The gig bag was my only carry-on luggage, I asked for a seat at the back of the plane (that way all the overhead compartments would be unobstructed), I slung the bag low over my shoulder so that my body was in between the gate person and my bass -- and it worked. I got it on board without any problems. Ah, but if only that had set the stage for the rest of the trip.
My way out to SF was through Phoenix. I had to do the same routine, getting onto the plane again, but this time, it didn't go so smoothly. I got everything onto the plane, but the attendents started to give me a hard time about the size of the bag. Apparently, "...the FAA passed a new regulation on September the first declaring that any musical instrument of 29 inches in length cannot be considered as carry-on baggage." This was news to me (which is ironic, considering that I do some contracting for the FAA) and I told him as much.

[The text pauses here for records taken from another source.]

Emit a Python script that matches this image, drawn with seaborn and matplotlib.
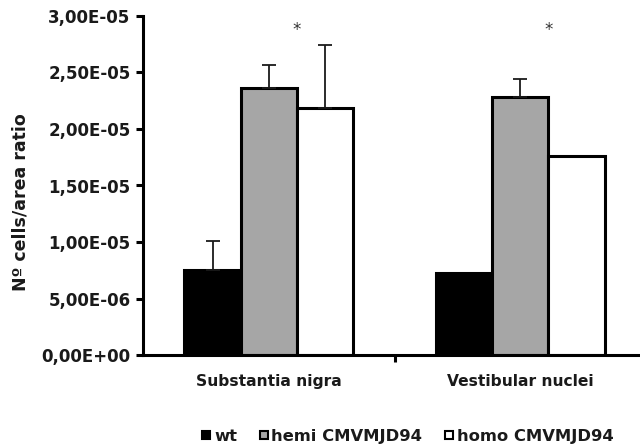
import matplotlib
matplotlib.use("Agg")
import matplotlib.pyplot as plt
from matplotlib.lines import Line2D
import seaborn as sns
import pandas as pd
import numpy as np

regions = ["Substantia nigra", "Vestibular nuclei"]
genotypes = ["wt", "hemi CMVMJD94", "homo CMVMJD94"]
# mean cell counts per area, one list per genotype (order follows regions)
wt_mean = [7.5e-6, 7.3e-6]
hemi_mean = [2.36e-5, 2.28e-5]
homo_mean = [2.19e-5, 1.76e-5]
# upper error (SEM); NaN where no bar is shown
wt_err = [2.6e-6, np.nan]
hemi_err = [2.1e-6, 1.6e-6]
homo_err = [5.5e-6, np.nan]
significance = ["*", "*"]
yticks = [0, 5e-6, 1e-5, 1.5e-5, 2e-5, 2.5e-5, 3e-5]

sns.set_style("white")
plt.rcParams["font.family"] = ["DejaVu Sans"]

df = pd.DataFrame({
    "region": regions * 3,
    "genotype": np.repeat(genotypes, len(regions)),
    "value": wt_mean + hemi_mean + homo_mean,
})
errs = [wt_err, hemi_err, homo_err]

fig = plt.figure(figsize=(6.4, 4.48), dpi=100)
ax = fig.add_axes([143 / 640, 1 - 355 / 448, (646 - 143) / 640, (355 - 16) / 448])

sns.barplot(data=df, x="region", y="value", hue="genotype",
            order=regions, hue_order=genotypes,
            palette=["black", "#a6a6a6", "white"],
            edgecolor="black", linewidth=2.2, width=0.67, gap=0,
            errorbar=None, legend=False, ax=ax)

# one-sided error bars on top of each bar
for cont, err in zip(ax.containers, errs):
    for patch, e in zip(cont.patches, err):
        if np.isnan(e):
            continue
        xc = patch.get_x() + patch.get_width() / 2
        ax.errorbar(xc, patch.get_height(), yerr=[[0], [e]], fmt="none",
                    ecolor="#1a1a1a", elinewidth=1.3, capsize=5, capthick=1.3,
                    zorder=1)

# significance marks between hemi and homo bars
for patch, s in zip(ax.containers[1].patches, significance):
    ax.text(patch.get_x() + patch.get_width(), 2.88e-5, s, ha="center",
            va="center", fontsize=12, color="#333333")

ax.set_xlim(-0.5, 1.5)
ax.set_ylim(0, 3e-5)
ax.set_yticks(yticks)
ax.set_yticklabels([f"{v:.2E}".replace(".", ",") for v in yticks],
                   fontweight="bold", fontsize=12, color="#1a1a1a")
ax.set_xticks(range(len(regions)))
ax.set_xticklabels(regions, fontweight="bold", fontsize=11.2, color="#1a1a1a")
ax.set_xticks([0.5], minor=True)
ax.tick_params(axis="x", which="major", length=0, pad=14)
ax.tick_params(axis="x", which="minor", direction="out", length=5, width=2.2,
               color="black", bottom=True)
ax.tick_params(axis="y", direction="out", length=5, width=2.2, color="black",
               left=True, pad=4)
ax.set_xlabel("")
ax.set_ylabel("Nº cells/area ratio", fontweight="bold", fontsize=12.5,
              color="#1a1a1a")
ax.yaxis.set_label_coords(-0.225, 0.45)

sns.despine(ax=ax)
for side in ["left", "bottom"]:
    ax.spines[side].set_linewidth(2.2)
    ax.spines[side].set_color("black")

handles = [Line2D([0], [0], marker="s", linestyle="none", markersize=5.5,
                  markerfacecolor=c, markeredgecolor="black", markeredgewidth=1.5)
           for c in ["black", "#a6a6a6", "white"]]
leg = fig.legend(handles, genotypes, loc="center", bbox_to_anchor=(408 / 640, 1 - 436 / 448),
                 ncol=3, frameon=False, handlelength=0.45, handletextpad=0.25,
                 columnspacing=1.4, prop={"weight": "bold", "size": 11.8})
for t in leg.get_texts():
    t.set_color("#1a1a1a")

fig.savefig("out.png", dpi=100)
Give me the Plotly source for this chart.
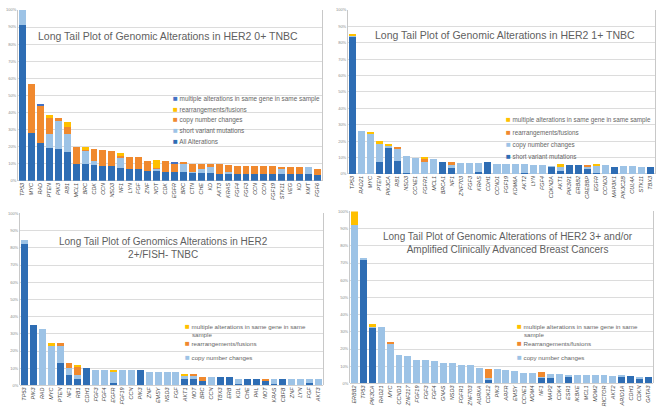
import plotly.graph_objects as go

W, H = 660, 420

DARK = "#2E6DB4"
LIGHT = "#9DC3E6"
ORANGE = "#F0892E"
YELLOW = "#FFC000"
MULTI_BLUE = "#4472C4"

# ---------------- Panel 1: HER2 0+ TNBC ----------------
cats0 = ["TP53", "MYC", "RAD", "PTEN", "PIK3", "RB1", "MCL1", "BRC", "CDK", "CCN", "NSD3", "NF1",
         "LYN", "FGF", "ZNF", "NOT", "CDK", "EGFR", "BRC", "CTN", "CHE", "KD", "AKT3", "KRAS",
         "FGF4", "FGF3", "CCN", "CCN", "FGF19", "STK11", "VEG", "KD", "KMT", "FGF6"]
all0 = [91, 28, 22, 19.2, 18.7, 16.9, 9.6, 9.6, 9.2, 8.7, 8.7, 7.7, 6.7, 6.7, 5.8, 5.8, 5.4, 5.2,
        5.2, 4.8, 4.8, 4.8, 4.2, 4.2, 4.2, 4.2, 4.2, 4.2, 4.2, 3.8, 3.8, 3.8, 3.8, 3.5]
short0 = [9, 0, 0, 8.3, 16.3, 10.6, 0, 7.7, 2.7, 0, 0, 5.8, 0, 0, 0, 1.3, 0, 0,
          4.4, 0.6, 1.9, 3.7, 0, 1.2, 0, 0, 0, 0, 0, 2.9, 0, 0, 4.1, 0]
copy0 = [0, 28.7, 22, 9.4, 1.9, 4.2, 10, 1.2, 6.8, 9.6, 8.6, 1.3, 7.1, 7.1, 6.1, 0.6, 6.1, 5.2,
         1.2, 4.4, 2.9, 1.1, 5.4, 4.0, 4.5, 4.5, 4.5, 4.5, 4.5, 1.4, 4.1, 4.1, 0, 3.6]
rearr0 = [0, 0, 0, 1.9, 0, 2.5, 0, 1.1, 0, 0, 0, 1.4, 0, 0, 0, 4.4, 0, 0,
          0, 0, 0, 0, 0, 0, 0, 0, 0, 0, 0, 0, 0, 0, 0, 0]
multi0 = [0, 0, 0.5, 0, 0, 0, 0, 0, 0, 0, 0, 0, 0, 0, 0, 0, 0, 0.6,
          0, 0, 0, 0, 0, 0, 0, 0, 0, 0, 0, 0, 0, 0, 0, 0]

# ---------------- Panel 2: HER2 1+ TNBC ----------------
cats1 = ["TP53", "RAD21", "MYC", "PTEN", "PIK3CA", "RB1", "NSD3", "CCNE1", "FGFR1", "MCL1", "BRCA1",
         "NF1", "ZNF703", "FGF3", "KRAS", "CDH1", "CCND1", "FGF19", "KDM6A", "AKT2", "LYN", "FGF4",
         "CDKN2A", "AKT1", "PIK3R1", "ERBB2", "CREBBP", "EGFR", "CCND3", "MAP3K1", "PIK3C2B",
         "CUL4A", "STK11", "TBX3"]
short1 = [83.6, 0, 0, 7, 16, 8, 0.6, 0, 0, 0, 7, 3.6, 0, 0, 1, 7, 0, 0, 0, 0.6, 0, 0,
          4.6, 1.6, 5.4, 5.4, 3.4, 0.6, 0, 4.4, 0, 0, 0, 4.4]
copy1 = [0.8, 26, 25, 11, 1, 7, 10.4, 9.6, 7.4, 9.4, 0, 2.4, 6.6, 6.6, 5.6, 0, 6, 6, 6, 5.4, 5.4, 5.4,
         0.2, 2.8, 0, 0, 1.2, 4, 5.4, 0, 4.6, 4.6, 4, 0]
rearr1 = [0, 0, 0, 0, 0, 1.4, 0, 0, 2.0, 0, 0, 1.2, 0, 0, 0, 0, 0, 0, 0, 0, 0, 0,
          0, 0, 0, 0, 1.0, 0, 0, 0, 0, 0, 0, 0]
multi1 = [1.2, 0, 0.5, 2, 1.4, 0, 0, 0, 0.4, 0, 0, 0, 0, 0, 0, 0, 0, 0, 0, 0, 0, 0,
          0, 1.6, 0, 0, 0, 1.4, 0, 0, 0, 0, 0, 0]

# ---------------- Panel 3: HER2 2+/FISH- TNBC ----------------
cats2 = ["TP53", "PIK3", "RAD", "MYC", "PTEN", "NF1", "RB1", "CDH1", "FGF3", "FGF4", "EGFR", "FGF19",
         "CCN", "PIK3", "ZNF", "EMSY", "NSD3", "FGF", "AKT1", "NOT", "BRC", "CCN", "TBX3", "ERB",
         "KDL", "CHE", "PAL", "NOT", "KRAS", "CBFB", "ZNF", "LYN", "FGF", "AKT3"]
short2 = [82.3, 35, 0, 0, 13.1, 6.3, 3.8, 10, 0, 0, 1.2, 0, 0, 9, 0, 0, 0, 0, 3.8, 3.8, 2.3, 0,
          4.8, 4.8, 1, 3.5, 3.5, 2.5, 1, 3.5, 0, 0, 1.2, 0]
copy2 = [2.3, 0, 32.7, 23.1, 10, 3.7, 2.4, 0, 9, 9, 6.5, 9, 9, 0, 7.7, 7.7, 7.7, 7.7, 1.4, 1.4, 0, 4.8,
         0, 0, 2.5, 0, 0, 0, 2.5, 0, 3.5, 3.5, 2.3, 3.5]
rearr2 = [0, 0, 0, 0, 1.5, 3.1, 4.4, 0, 0, 0, 0, 0, 0, 0, 0, 0, 0, 0, 0, 1.1, 2.5, 0,
          0, 0, 0, 0, 0, 1.0, 0, 0, 0, 0, 0, 0]
multi2 = [0, 0, 0, 1.5, 0, 0, 1.3, 0, 0, 0, 1.5, 0, 0, 0, 0, 0, 0, 0, 1.3, 0, 0, 0,
          0, 0, 0, 0, 0, 0, 0, 0, 0, 0, 0, 0]

# ---------------- Panel 4: HER2 3+ and/or amplified ----------------
cats3 = ["ERBB2", "TP53", "PIK3CA", "RAD21", "MYC", "CCND1", "ZNF217", "FGF19", "FGF3", "FGF4", "GNAS",
         "NSD3", "FGFR1", "ZNF703", "AURKA", "CDK12", "PIK3", "ARFR", "EMSY", "CCNE1", "MDM4", "NF1",
         "MAP2", "CDK4", "ESR1", "IKBKE", "MCL1", "MDM2", "RICTOR", "AKT2", "ARID1A", "CDH1", "CDKN",
         "GATA3"]
short3 = [0, 71.8, 32.2, 0, 0, 0, 0, 0, 0, 0, 0, 0, 0, 0, 0, 1.9, 0, 0, 0, 0, 0, 2.9,
          2.9, 0, 3.8, 0, 0, 0, 0, 0, 3.8, 4.2, 2.5, 3.8]
copy3 = [92, 0.4, 0.9, 33.1, 23.2, 16.7, 15.7, 13.8, 13.8, 13.2, 12.1, 12.1, 10.9, 10.9, 9, 1, 8.2,
         7.7, 7.1, 6.3, 6.3, 0.9, 2.5, 5.2, 1, 4.8, 4.8, 4.8, 4.8, 4.2, 0.4, 0, 1.3, 0]
rearr3 = [0, 0, 0, 0, 0.8, 0, 0, 0, 0, 0, 0, 0, 0, 0, 0, 5.7, 0, 0, 0, 0, 0, 2.9,
          0, 0, 0, 0, 0, 0, 0, 0, 0, 0, 0, 0]
multi3 = [8, 0, 1.4, 0, 0, 0, 0, 0, 0, 0, 0, 0, 0, 0, 0, 0, 0, 0, 0, 0, 0, 0,
          0, 0, 0, 0, 0, 0, 0, 0, 0, 0, 0, 0]

MULTI = "multiple alterations in same gene in same sample"
MULTI_WRAP = "multiple alterations in same gene in same<br>&nbsp;&nbsp;&nbsp;&nbsp;sample"

panels = [
    dict(cats=cats0,
         series=[("All Alterations", all0, DARK, True),
                 ("short variant mutations", short0, LIGHT, True),
                 ("copy number changes", copy0, ORANGE, True),
                 ("rearrangements/fusions", rearr0, YELLOW, True),
                 (MULTI, multi0, MULTI_BLUE, True)],
         box=(18, 322, 7, 180),
         title="Long Tail Plot of Genomic Alterations in HER2 0+ TNBC", tsize=10.5, txy=(168, 33),
         legx=171, legy=[97, 107.7, 118.4, 129.1, 139.8], lsize=6.4),
    dict(cats=cats1,
         series=[("short variant mutations", short1, DARK, True),
                 ("copy number changes", copy1, LIGHT, True),
                 ("rearrangements/fusions", rearr1, ORANGE, True),
                 (MULTI, multi1, YELLOW, True)],
         box=(348, 655, 7, 173),
         title="Long Tail Plot of Genomic Alterations in HER2 1+ TNBC", tsize=10.5, txy=(505, 32),
         legx=504, legy=[118, 130.6, 143.2, 155.8], lsize=6.3),
    dict(cats=cats2,
         series=[("short variant mutations", short2, DARK, False),
                 ("copy number changes", copy2, LIGHT, True),
                 ("rearrangements/fusions", rearr2, ORANGE, True),
                 (MULTI_WRAP, multi2, YELLOW, True)],
         box=(20, 323, 213, 387),
         title="Long Tail Plot of Genomics Alterations in HER2<br>2+/FISH- TNBC", tsize=10, txy=(163, 248),
         legx=183, legy=[330.5, 345, 359], lsize=6.2),
    dict(cats=cats3,
         series=[("short variant mutations", short3, DARK, False),
                 ("copy number changes", copy3, LIGHT, True),
                 ("Rearrangements/fusions", rearr3, ORANGE, True),
                 (MULTI_WRAP, multi3, YELLOW, True)],
         box=(350, 653, 211, 385),
         title="Long Tail Plot of Genomic Alterations of HER2 3+ and/or<br>Amplified Clinically Advanced Breast Cancers",
         tsize=10, txy=(508, 243),
         legx=515, legy=[330.5, 345, 359], lsize=6.2),
]

fig = go.Figure()
annotations = []
layout = dict(width=W, height=H, margin=dict(l=0, r=0, t=0, b=0),
              paper_bgcolor="white", plot_bgcolor="white", barmode="stack",
              bargap=0.22, showlegend=False,
              font=dict(family="Liberation Sans, Arial, sans-serif", color="#595959"))

for i, p in enumerate(panels):
    n = "" if i == 0 else str(i + 1)
    xs = list(range(len(p["cats"])))
    for name, vals, color, inleg in p["series"]:
        clean = name.replace("<br>&nbsp;&nbsp;&nbsp;&nbsp;", " ")
        fig.add_trace(go.Bar(x=xs, y=vals, name=clean,
                             marker=dict(color=color, line=dict(width=0)),
                             xaxis="x" + n, yaxis="y" + n))
    x0, x1, y0, y1 = p["box"]
    layout["xaxis" + n] = dict(domain=[x0 / W, x1 / W], anchor="y" + n, range=[-0.5, len(xs) - 0.5],
                               tickmode="array", tickvals=xs, ticktext=p["cats"], tickangle=-90,
                               tickfont=dict(size=5.5, color="#404040", style="italic"),
                               showgrid=False, showline=False, ticks="", fixedrange=True)
    layout["yaxis" + n] = dict(domain=[1 - y1 / H, 1 - y0 / H], anchor="x" + n, range=[0, 100],
                               dtick=10, ticksuffix="%", tickfont=dict(size=4, color="#8a8a8a"),
                               showgrid=True, gridcolor="#DCDCDC", gridwidth=1,
                               zeroline=True, zerolinecolor="#D0D0D0", zerolinewidth=1,
                               showline=True, mirror=True, linecolor="#C8C8C8", linewidth=1,
                               ticks="", fixedrange=True)
    tx, ty = p["txy"]
    annotations.append(dict(text=p["title"], x=tx / W, y=1 - ty / H, xref="paper", yref="paper",
                            xanchor="center", yanchor="middle", showarrow=False,
                            font=dict(size=p["tsize"], color="#5f5f5f")))
    legend_items = [s for s in p["series"] if s[3]][::-1]
    for (name, vals, color, inleg), yy in zip(legend_items, p["legy"]):
        annotations.append(dict(text='<span style="color:%s;font-size:8px">■</span> %s' % (color, name),
                                x=p["legx"] / W, y=1 - yy / H, xref="paper", yref="paper",
                                xanchor="left", yanchor="middle",
                                align="left", showarrow=False,
                                font=dict(size=p["lsize"], color="#666666")))

layout["annotations"] = annotations
fig.update_layout(**layout)
fig.write_html("out.html")
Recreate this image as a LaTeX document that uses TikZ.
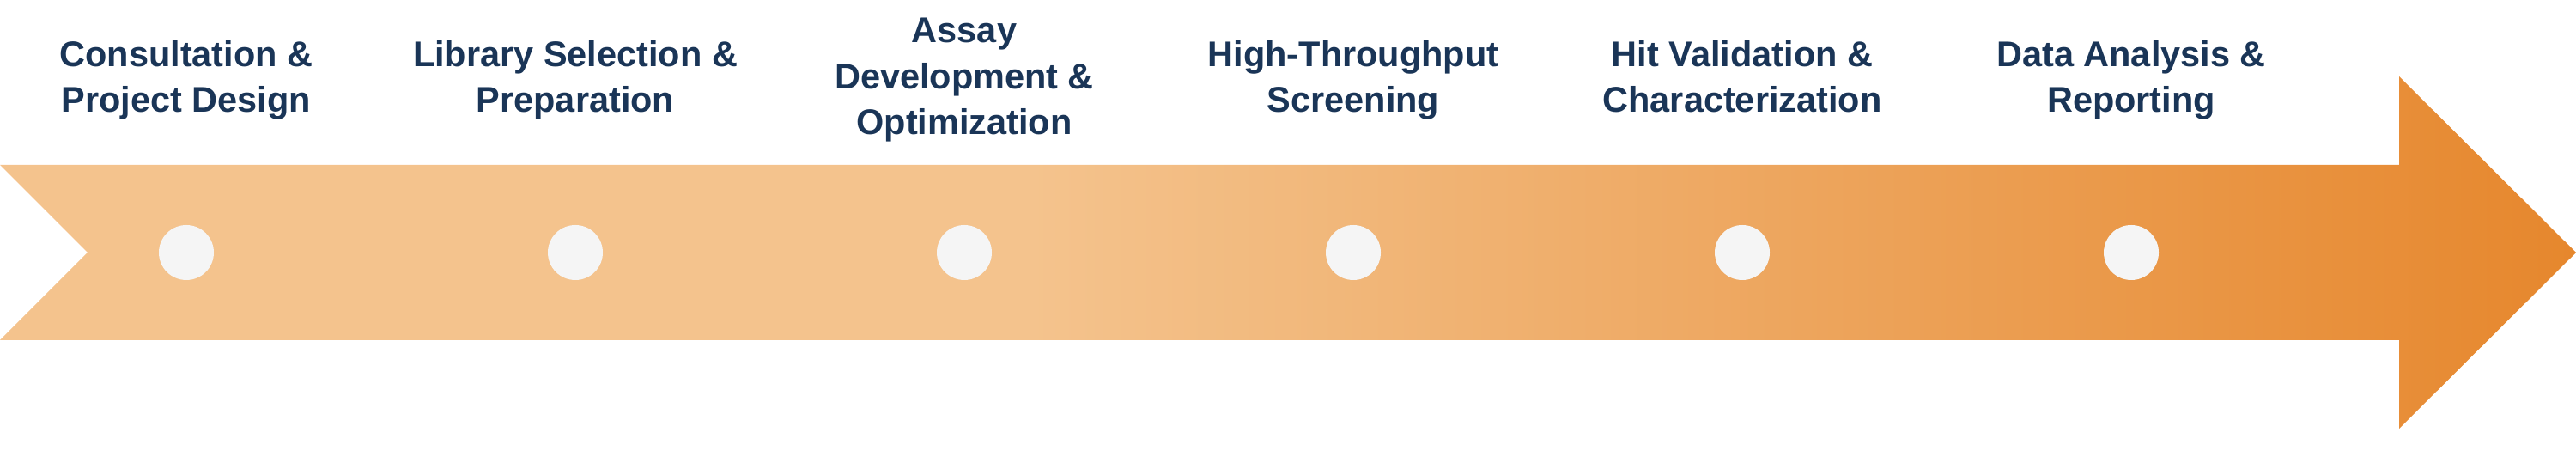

He still gave me some grief but was kind enough to let it slide "...this time."
So now I'm out in SF with two basses and I know that it's apparently against the rules for me to fly back without checking my basses as luggage of some sort. And, having watched the exquisite care the luggage crew treated the bags (normal checked, gate checked, please-don't-break-this-it's-4-million-years-old checked, didn't seem to matter -- maybe it's time to Anvil up), there was no way in hell I was going to let that happen.